Last updated: 09 Mar 2023
Cost of capital contribution
Explains the payments made by customers who want to make a new connection to a distribution network.
What are capital contributions?
Capital contributions are payments made by customers who want to make a new connection to a distribution network for electricity, gas or water. For new connections, customers will generally be directed to pay for costs up to a defined point on the distribution network – the connection point.
Capital contribution costs are usually paid as a single, lump-sum payment before any works commence.
A capital contribution ensures that the costs for the connection are paid by the customer who initiated the works. Distributors and water providers do not fully fund customer-initiated new connections, as it would lead to costs passed on to all customers within the network.
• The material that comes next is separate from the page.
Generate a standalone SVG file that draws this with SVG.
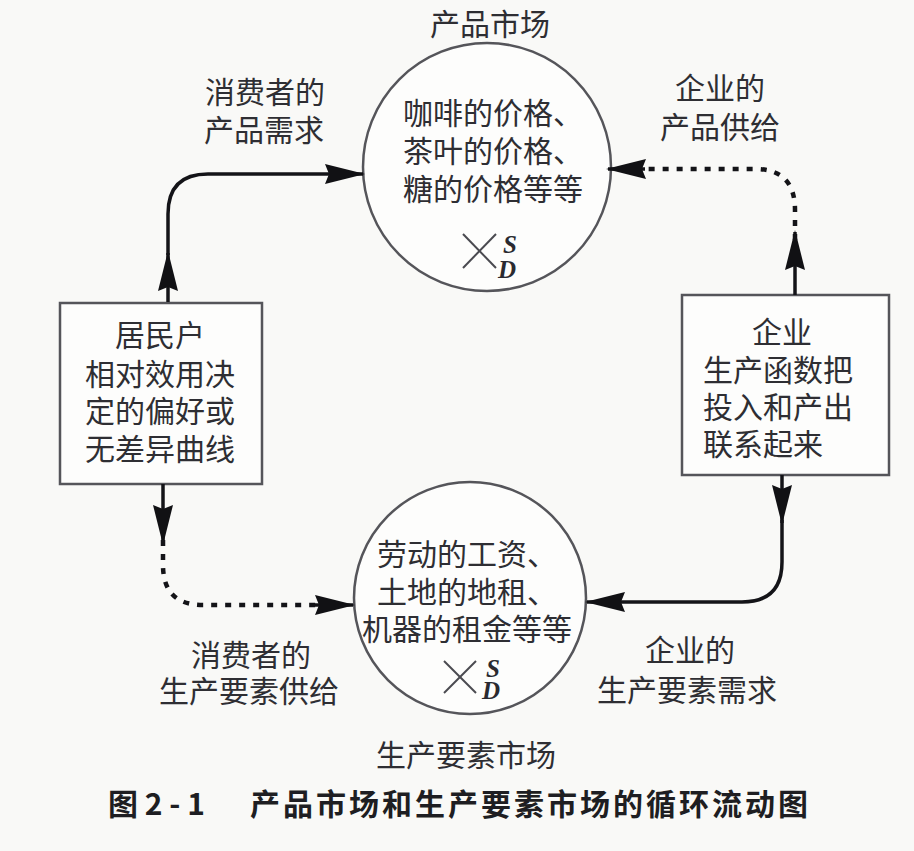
<svg xmlns="http://www.w3.org/2000/svg" width="914" height="851" viewBox="0 0 914 851">
<style>
.bg{fill:#f9f9f7}
.t{font-family:"Noto Sans CJK SC","Liberation Sans",sans-serif;fill:#2e2e33;font-size:30px}
.c{text-anchor:middle}
.node{fill:#fdfdfc;stroke:#55555a;stroke-width:2.5}
.sd{font-family:"Liberation Serif",serif;font-style:italic;font-weight:bold;fill:#2a2a30;font-size:25px}
.xl{stroke:#4a4a50;stroke-width:2}
.solid{fill:none;stroke:#141418;stroke-width:3.5}
.dot{fill:none;stroke:#141418;stroke-width:4.5;stroke-dasharray:6 8}
.cap{font-family:"Noto Sans CJK SC","Liberation Sans",sans-serif;font-weight:bold;fill:#1e1e22;font-size:30px}
</style>
<defs>
<marker id="ah" viewBox="0 0 40 22" refX="38" refY="11" markerWidth="40" markerHeight="22" markerUnits="userSpaceOnUse" orient="auto">
<path d="M0,1 L40,11 L0,21 L4,11 Z" fill="#111114"/>
</marker>
</defs>
<rect class="bg" x="0" y="0" width="914" height="851"/>

<text class="t c" x="490" y="22" dominant-baseline="central" font-size="27">产品市场</text>

<g id="product-market">
<circle class="node" cx="487" cy="167" r="124"/>
<text class="t" x="403" y="111" dominant-baseline="central" font-size="31">咖啡的价格、</text>
<text class="t" x="403" y="149" dominant-baseline="central" font-size="31">茶叶的价格、</text>
<text class="t" x="403" y="187" dominant-baseline="central" font-size="31">糖的价格等等</text>
<line class="xl" x1="463" y1="234" x2="496" y2="268"/>
<line class="xl" x1="463" y1="268" x2="496" y2="234"/>
<text class="sd" x="503" y="253">S</text>
<text class="sd" x="498" y="278">D</text>
</g>

<g id="factor-market">
<circle class="node" cx="470" cy="598" r="116"/>
<text class="t c" x="467" y="552" dominant-baseline="central" font-size="31">劳动的工资、</text>
<text class="t c" x="467" y="590" dominant-baseline="central" font-size="31">土地的地租、</text>
<text class="t c" x="467" y="627" dominant-baseline="central" font-size="31">机器的租金等等</text>
<line class="xl" x1="444" y1="661" x2="476" y2="693"/>
<line class="xl" x1="444" y1="693" x2="476" y2="661"/>
<text class="sd" x="486" y="677" font-size="23">S</text>
<text class="sd" x="482" y="699" font-size="23">D</text>
</g>

<g id="households">
<rect class="node" x="60" y="303" width="202" height="181"/>
<text class="t c" x="160" y="333" dominant-baseline="central">居民户</text>
<text class="t c" x="160" y="372" dominant-baseline="central">相对效用决</text>
<text class="t c" x="160" y="409" dominant-baseline="central">定的偏好或</text>
<text class="t c" x="160" y="447" dominant-baseline="central">无差异曲线</text>
</g>

<g id="firms">
<rect class="node" x="682" y="295" width="207" height="180"/>
<text class="t c" x="782" y="330" dominant-baseline="central">企业</text>
<text class="t" x="703" y="368" dominant-baseline="central" font-size="31">生产函数把</text>
<text class="t" x="703" y="405" dominant-baseline="central" font-size="31">投入和产出</text>
<text class="t" x="703" y="442" dominant-baseline="central" font-size="31">联系起来</text>
</g>

<g id="connectors">
<path class="solid" d="M168,302 V253" marker-end="url(#ah)"/>
<path class="solid" d="M168,255 V214 Q168,174 208,174 H363" marker-end="url(#ah)"/>
<path class="solid" d="M795,295 V232" marker-end="url(#ah)"/>
<path class="dot" d="M795,240 V210 Q795,169 755,169 H640"/>
<path class="solid" d="M645,169 H608" marker-end="url(#ah)"/>
<path class="solid" d="M163,484 V543" marker-end="url(#ah)"/>
<path class="dot" d="M163,540 V565 Q163,605 203,605 H318"/>
<path class="solid" d="M312,605 H353" marker-end="url(#ah)"/>
<path class="solid" d="M782,475 V523" marker-end="url(#ah)"/>
<path class="solid" d="M782,520 V562 Q782,602 742,602 H587" marker-end="url(#ah)"/>
</g>

<g id="labels">
<text class="t c" x="265" y="90" dominant-baseline="central">消费者的</text>
<text class="t c" x="264" y="128" dominant-baseline="central">产品需求</text>
<text class="t c" x="720" y="86" dominant-baseline="central">企业的</text>
<text class="t c" x="720" y="125" dominant-baseline="central">产品供给</text>
<text class="t c" x="251" y="653" dominant-baseline="central">消费者的</text>
<text class="t c" x="249" y="689" dominant-baseline="central">生产要素供给</text>
<text class="t c" x="690" y="648" dominant-baseline="central">企业的</text>
<text class="t c" x="687" y="688" dominant-baseline="central">生产要素需求</text>
<text class="t c" x="466" y="753" dominant-baseline="central" font-size="27">生产要素市场</text>
</g>

<text class="cap" x="108" y="802" dominant-baseline="central">图 2 - 1</text>
<text class="cap" x="250" y="802" dominant-baseline="central" letter-spacing="3">产品市场和生产要素市场的循环流动图</text>
</svg>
Capital contribution is about costs involved with new projects and developments. For example, a real estate developer needs electricity, gas and water lines to be connected at a new apartment building. Since it is the developer that needs the new connections, they would be required to contribute towards the costs of the works.
Supply upgrade costs is about an upgrade at an existing connection. For example, a customer needs an electricity meter upgraded to allow for solar export. The customer would need to speak with their distributor to find out the cost to upgrade their existing connection.
We generally can’t investigate the cost of capital contribution. Capital contribution cost is not within the scope of complaints we can take – what we call our ‘jurisdiction’. Any complaints about the setting of these costs is better dealt with by the Australian Energy Regulator or the Essential Services Commission.
We can, however, investigate a complaint about:
- information provided by a distributor
- the quoting process for capital contribution
- where a distributor has applied a charge inappropriately
- where a customer has been charged a higher amount than they have been quoted.